Certains y voient une manœuvre de Netanyahou. Un bon moyen pour ne pas entrer dans des négociations avec les Palestiniens et laisser le temps jouer en faveur d’Israël. Autre vision, celle du roi de la négociation. Revendiquer un truc énorme pour ensuite pouvoir lâcher et ainsi préserver ce qui compte vraiment. Enfin, on peut aussi voir une manière de donner le change aux partis religieux qui sont dans sa majorité et pèsent de plus en plus dans la vie politique israélienne. Il ne faut jamais minimiser le talent politique de Netanyahou et son art de la négociation. Mais il y a autre chose de plus profond qui explique cette position.

Depuis longtemps, l’inquiétude des Israéliens n’est pas la terre mais la démographie. Elle est plus forte chez les Arabes que chez les Israéliens. Du coup, tout est possible y compris le fait qu’un jour Israël, "État comme un autre", soit à majorité non juive. Netanyahou veut donc sanctuariser le principe du "foyer national juif en Palestine". Principe énoncé par la Déclaration Balfour et qui est à la base de l’existence de ce pays, son essence même, son ADN. C’est la singularité d’Israël.
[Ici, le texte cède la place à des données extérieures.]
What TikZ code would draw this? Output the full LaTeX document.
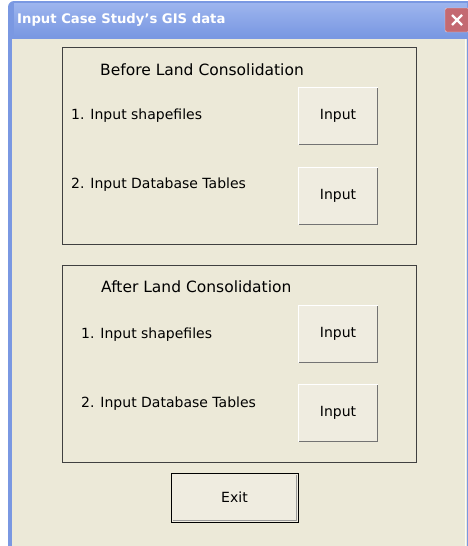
\documentclass[tikz,border=0pt]{standalone}
\usepackage{fontspec}
\setmainfont{DejaVu Sans}
\usetikzlibrary{positioning,shadings}
\definecolor{dlgface}{HTML}{ECE9D8}
\definecolor{btnface}{HTML}{EFECE0}
\definecolor{titleblue}{HTML}{7A98E2}
\definecolor{titlelight}{HTML}{9DB5EE}
\definecolor{closered}{HTML}{C46A72}
\begin{document}
\begin{tikzpicture}
	[x=1pt, y=-1pt,
	grp/.style={draw=black!75, line width=0.9pt},
	btn/.style={fill=btnface, minimum width=80pt, minimum height=58pt, inner sep=0pt, font=\fontsize{14}{16}\selectfont},
	lbl/.style={anchor=west, inner sep=0pt, font=\fontsize{14}{16}\selectfont},
	hdr/.style={anchor=west, inner sep=0pt, font=\fontsize{15.5}{18}\selectfont}]
	\useasboundingbox (0,0) rectangle (467,546);
	\fill[white] (0,0) rectangle (467,546);

	% Window frame and title bar
	\fill[titleblue, rounded corners=6pt] (8,1) rectangle (480,560);
	\shade[top color=titlelight, bottom color=titleblue] (14,3) rectangle (467,36);
	\fill[dlgface] (12,39) rectangle (467,546);
	\draw[white!80!dlgface] (465,39) -- (465,546);
	\node[anchor=west, inner sep=0pt, text=white, font=\bfseries\fontsize{13.2}{15}\selectfont] (title) at (17,20) {Input Case Study's GIS data};
	\node[fill=closered, draw=white!70!closered, rounded corners=2pt, minimum width=24pt, minimum height=24pt] (close) at (457,20) {};
	\draw[white, line width=2.4pt] ([shift={(-5,-5)}]close.center) -- ([shift={(5,5)}]close.center)
		([shift={(-5,5)}]close.center) -- ([shift={(5,-5)}]close.center);

	% Before group
	\draw[grp] (62,47) rectangle (416,244);
	\node[hdr] (beforehdr) at (100,70) {Before Land Consolidation};
	\node[lbl] (beforeshp) at (71,116) {1. Input shapefiles};
	\node[lbl] (beforedb) at (71,185) {2. Input Database Tables};
	\node[btn] (beforeshpbtn) at (338,116) {Input};
	\node[btn] (beforedbbtn) at (338,196) {Input};

	% After group
	\draw[grp] (62,265) rectangle (416,462);
	\node[hdr] (afterhdr) at (101,287) {After Land Consolidation};
	\node[lbl] (aftershp) at (81,335) {1. Input shapefiles};
	\node[lbl] (afterdb) at (81,404) {2. Input Database Tables};
	\node[btn] (aftershpbtn) at (338,334) {Input};
	\node[btn] (afterdbbtn) at (338,413) {Input};

	% Exit button
	\node[btn, draw=black, line width=1pt, minimum width=127pt, minimum height=49pt] (exitbtn) at (234.5,497.5) {Exit};

	% Button edges
	\foreach \b in {beforeshpbtn,beforedbbtn,aftershpbtn,afterdbbtn}{
		\draw[white] (\b.south west) -- (\b.north west) -- (\b.north east);
		\draw[black!55, line width=1.4pt] ([shift={(0.7,-0.7)}]\b.south west) -- ([shift={(-0.7,-0.7)}]\b.south east) -- ([shift={(-0.7,0.7)}]\b.north east);
	}
	\draw[black!40, line width=0.8pt] ([shift={(2,-1.8)}]exitbtn.south west) -- ([shift={(-1.8,-1.8)}]exitbtn.south east) -- ([shift={(-1.8,2)}]exitbtn.north east);
\end{tikzpicture}
\end{document}
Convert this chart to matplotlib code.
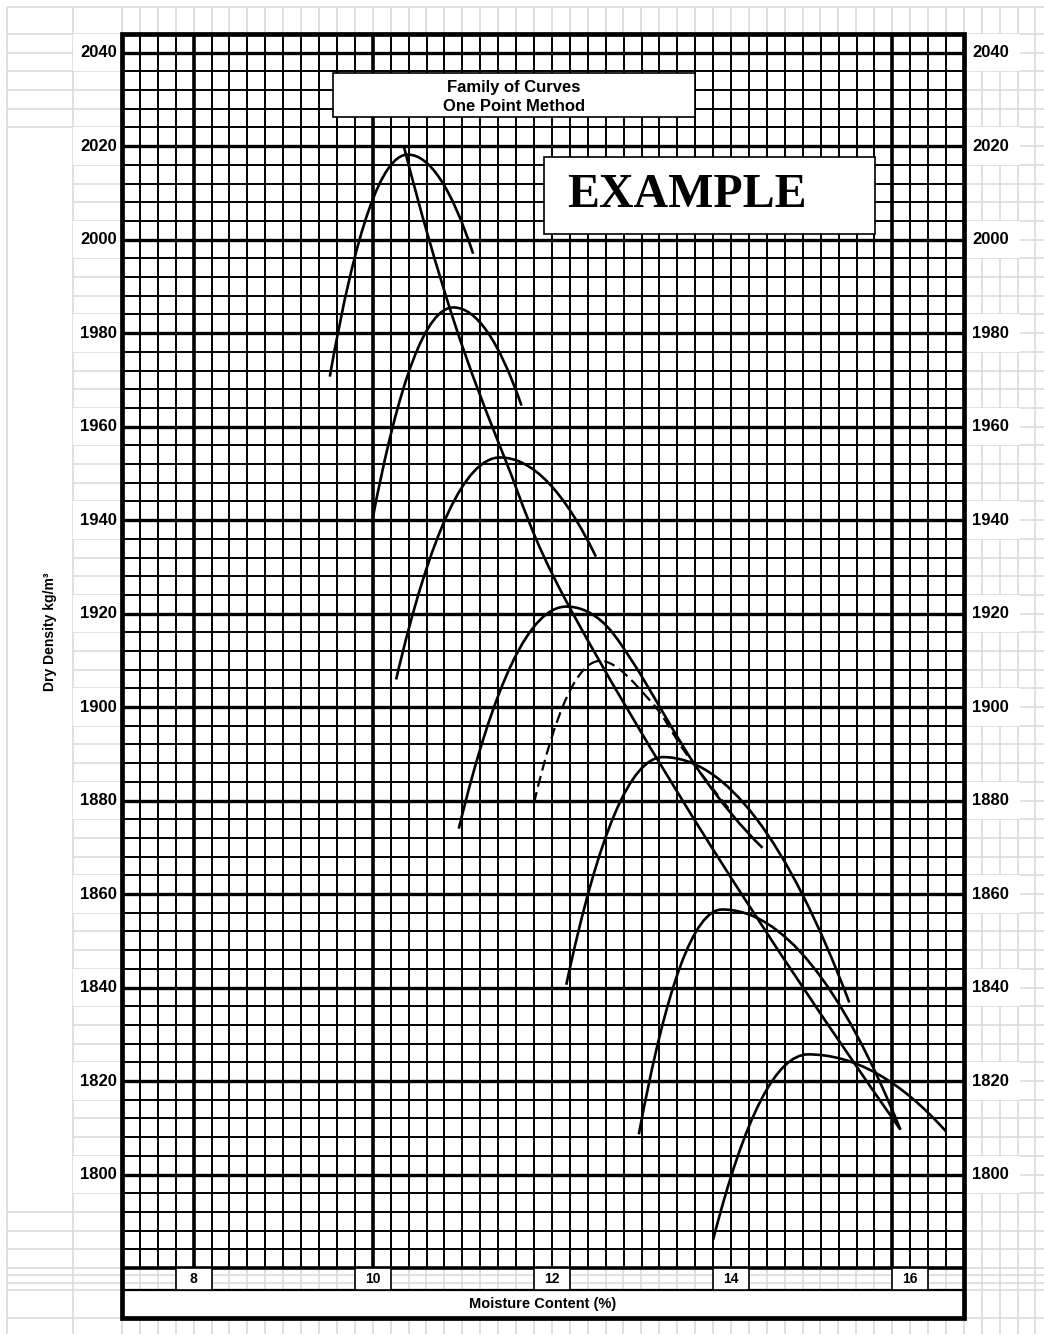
import numpy as np
import matplotlib
matplotlib.use("Agg")
import matplotlib.pyplot as plt
from matplotlib.path import Path
from matplotlib.patches import PathPatch, Rectangle

plt.rcParams['font.family'] = ['Liberation Sans', 'DejaVu Sans']

# --- Données ---
moisture_ticks = [8, 10, 12, 14, 16]
density_ticks = list(range(1800, 2041, 20))

# courbes de compactage (teneur en eau %, densité sèche kg/m3), du sommet vers le bas
curve_a_x = [9.52, 10.39, 11.12]
curve_a_y = [1970.7, 2018.2, 1997.0]
curve_b_x = [9.99, 10.90, 11.66]
curve_b_y = [1939.5, 1985.5, 1964.5]
curve_c_x = [10.26, 11.42, 12.49]
curve_c_y = [1905.9, 1953.4, 1932.2]
curve_d_x = [10.96, 12.16, 12.54, 12.91, 13.65, 14.35]
curve_d_y = [1874.0, 1921.5, 1918.6, 1909.4, 1886.1, 1869.9]
curve_e_x = [12.16, 13.24, 15.32]
curve_e_y = [1840.6, 1889.3, 1836.8]
curve_f_x = [12.97, 13.90, 15.89]
curve_f_y = [1808.6, 1856.7, 1809.6]
curve_g_x = [13.80, 14.86, 16.40]
curve_g_y = [1786.1, 1825.7, 1809.2]

# courbe en pointillés (point unique)
dashed_x = [11.80, 12.54, 13.10, 13.50, 13.97]
dashed_y = [1879.5, 1909.9, 1901.3, 1890.0, 1878.4]

# ligne des optimums
optimum_x = [10.35, 10.90, 11.48, 12.15, 13.80, 15.89]
optimum_y = [2019.7, 1982.9, 1952.9, 1923.0, 1869.5, 1809.6]

X_MIN, X_MAX = 7.2, 16.6
Y_TOP, Y_GRID_BOTTOM = 2044, 1780

LIGHT = '#d9d9d9'


def smooth_path(xs, ys, peak=True):
    # spline d'Hermite passant par les points, tangente horizontale au sommet
    pts = np.column_stack([xs, ys]).astype(float)
    n = len(pts)
    ipk = int(np.argmax(pts[:, 1])) if peak else -1
    verts = [pts[0]]
    codes = [Path.MOVETO]
    for a in range(n - 1):
        b = a + 1

        def inner(j):
            if j == ipk:
                return np.array([pts[b, 0] - pts[a, 0], 0.0])
            if 0 < j < n - 1:
                return (pts[j + 1] - pts[j - 1]) / 2
            return None

        ta, tb = inner(a), inner(b)
        chord = pts[b] - pts[a]
        if ta is None:
            ta = 2 * chord - tb
        if tb is None:
            tb = 2 * chord - ta
        verts += [pts[a] + ta / 3, pts[b] - tb / 3, pts[b]]
        codes += [Path.CURVE4] * 3
    return Path(verts, codes)


fig = plt.figure(figsize=(10.44, 13.34), dpi=100)

# fond: quadrillage de la feuille de calcul
bg = fig.add_axes([0, 0, 1, 1])
bg.set_xlim(0, 1044)
bg.set_ylim(1334, 0)
bg.set_axis_off()
sheet_cols = [7, 73] + [122 + 17.91 * k for k in range(52)]
sheet_rows = [7] + [34 + 18.697 * k for k in range(67)] + [1275, 1283, 1290, 1318]
for c in sheet_cols:
    bg.vlines(c, 7, 1334, color=LIGHT, lw=1.1)
for r in sheet_rows:
    x_start = 73 if 128 < r < 1195 else 7
    bg.hlines(r, x_start, 1044, color=LIGHT, lw=1.1)
bg.text(50, 632, 'Dry Density kg/m³', rotation=90, ha='center', va='center',
        fontsize=10, fontweight='bold')

# zone du graphique
ax = fig.add_axes([122 / 1044, 16 / 1334, 842 / 1044, 1284 / 1334])
ax.set_axis_off()
ax.set_xlim(X_MIN, X_MAX)
y_bottom = Y_GRID_BOTTOM - 50 / 4.674
ax.set_ylim(y_bottom, Y_TOP)

ax.add_patch(Rectangle((X_MIN, Y_GRID_BOTTOM), X_MAX - X_MIN, Y_TOP - Y_GRID_BOTTOM,
                       fc='white', ec='none', zorder=0))
row_lbl_lo = (1318 - 1290) / 1284
row_lbl_hi = (1318 - 1268) / 1284
xt = ax.get_xaxis_transform()
ax.add_patch(Rectangle((X_MIN, 0), X_MAX - X_MIN, row_lbl_lo, transform=xt,
                       fc='white', ec='none', zorder=0))

# quadrillage noir
for v in range(1784, 2044, 4):
    ax.hlines(v, X_MIN, X_MAX, color='black', lw=2.4 if v % 20 == 0 else 1.4, zorder=1)
for k in range(1, 47):
    x = round(X_MIN + 0.2 * k, 1)
    thick = x in (8.0, 10.0, 15.8)
    ax.vlines(x, Y_GRID_BOTTOM, Y_TOP, color='black', lw=2.6 if thick else 1.4, zorder=1)

# lignes sous la grille
ax.hlines(Y_GRID_BOTTOM, X_MIN, X_MAX, color='black', lw=2.6, zorder=2)
ax.plot([X_MIN, X_MAX], [row_lbl_lo, row_lbl_lo], transform=xt, color='black', lw=1.6,
        zorder=2)
ax.add_patch(Rectangle((X_MIN, y_bottom), X_MAX - X_MIN, Y_TOP - y_bottom, fill=False,
                       ec='black', lw=3.4, zorder=6, clip_on=False))

# étiquettes de l'axe x
for t in moisture_ticks:
    ax.add_patch(Rectangle((t - 0.2, row_lbl_lo), 0.4, row_lbl_hi - row_lbl_lo, transform=xt,
                           fc='white', ec='black', lw=1.2, zorder=3))
    ax.text(t, (1318 - 1279) / 1284, str(t), transform=xt, ha='center', va='center',
            fontsize=10, fontweight='bold', zorder=4)
ax.text(0.5, (1318 - 1304) / 1284, 'Moisture Content (%)', transform=ax.transAxes,
        ha='center', va='center', fontsize=10.5, fontweight='bold')

# étiquettes de l'axe y (gauche et droite)
yt = ax.get_yaxis_transform()
for v in density_ticks:
    ax.add_patch(Rectangle((-49 / 842, v - 4), 49 / 842, 8, transform=yt, fc='white',
                           ec='none', zorder=0, clip_on=False))
    ax.add_patch(Rectangle((1, v - 4), 56 / 842, 8, transform=yt, fc='white',
                           ec='none', zorder=0, clip_on=False))
    ax.text(-0.006, v, str(v), transform=yt, ha='right', va='center', fontsize=12,
            fontweight='bold')
    ax.text(1.0095, v, str(v), transform=yt, ha='left', va='center', fontsize=12,
            fontweight='bold')

# courbes
curves = [(curve_a_x, curve_a_y), (curve_b_x, curve_b_y), (curve_c_x, curve_c_y),
          (curve_d_x, curve_d_y), (curve_e_x, curve_e_y), (curve_f_x, curve_f_y),
          (curve_g_x, curve_g_y)]
for cx, cy in curves:
    ax.add_patch(PathPatch(smooth_path(cx, cy), fill=False, ec='black', lw=1.9, zorder=3))

ax.add_patch(PathPatch(smooth_path(dashed_x, dashed_y), fill=False, ec='black', lw=1.6,
                       ls=(0, (5, 2.5)), zorder=3))

ax.add_patch(PathPatch(smooth_path(optimum_x, optimum_y, peak=False), fill=False, ec='black',
                       lw=1.9, zorder=3))

# cadres de titre
ax.add_patch(Rectangle((0.2506, 0.9354), 0.4299, 0.0342, transform=ax.transAxes,
                       fc='white', ec='black', lw=1.2, zorder=5))
ax.text(0.4656, 0.9587, 'Family of Curves', transform=ax.transAxes, ha='center',
        va='center', fontsize=12, fontweight='bold', zorder=6)
ax.text(0.4656, 0.9439, 'One Point Method', transform=ax.transAxes, ha='center',
        va='center', fontsize=12, fontweight='bold', zorder=6)

ax.add_patch(Rectangle((0.5012, 0.8442), 0.3931, 0.0600, transform=ax.transAxes,
                       fc='white', ec='black', lw=1.2, zorder=5))
ax.text(0.5285, 0.8745, 'EXAMPLE', transform=ax.transAxes, ha='left', va='center',
        fontsize=34.5, fontweight='bold', family='Liberation Serif', zorder=6)

fig.savefig('out.png', dpi=100)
Cet État a été créé après la Seconde Guerre mondiale par la communauté internationale. Pas seulement autour de frontières et de populations comme les autres, mais aussi avec une vocation, une mission. Celle d’être un refuge pour les juifs de la planète qui pourraient un jour être de nouveau persécutés pour ce qu’ils sont. On peut le critiquer, le regretter, peu importe, c’est trop tard. De par son acte de naissance, Israël est "de facto" un État à part.

Cette singularité ne lui donne pas plus de droit que les autres et sûrement pas celui de contraindre par la force ses voisins à accepter sa vision des choses. La communauté internationale, à commencer par les États-Unis, devrait avoir moins de complexe à le lui rappeler et à le sanctionner comme un autre État. On ne peut pas tout se permettre au nom de la sécurité. Reconnaitre une différence et exiger le respect de la règle commune est absolument compatible. Mais pour autant, le faire de rentrer totalement dans une norme n’aurait pas de sens non plus. La communauté internationale aurait mauvaise grâce à demander à Israël de changer aujourd’hui ce qu’elle-même a voulu hier. Entre les deux, il y a ce que l’on appelle la négociation et une ligne simple et juste. Deux États (différents) pour deux peuples (différents).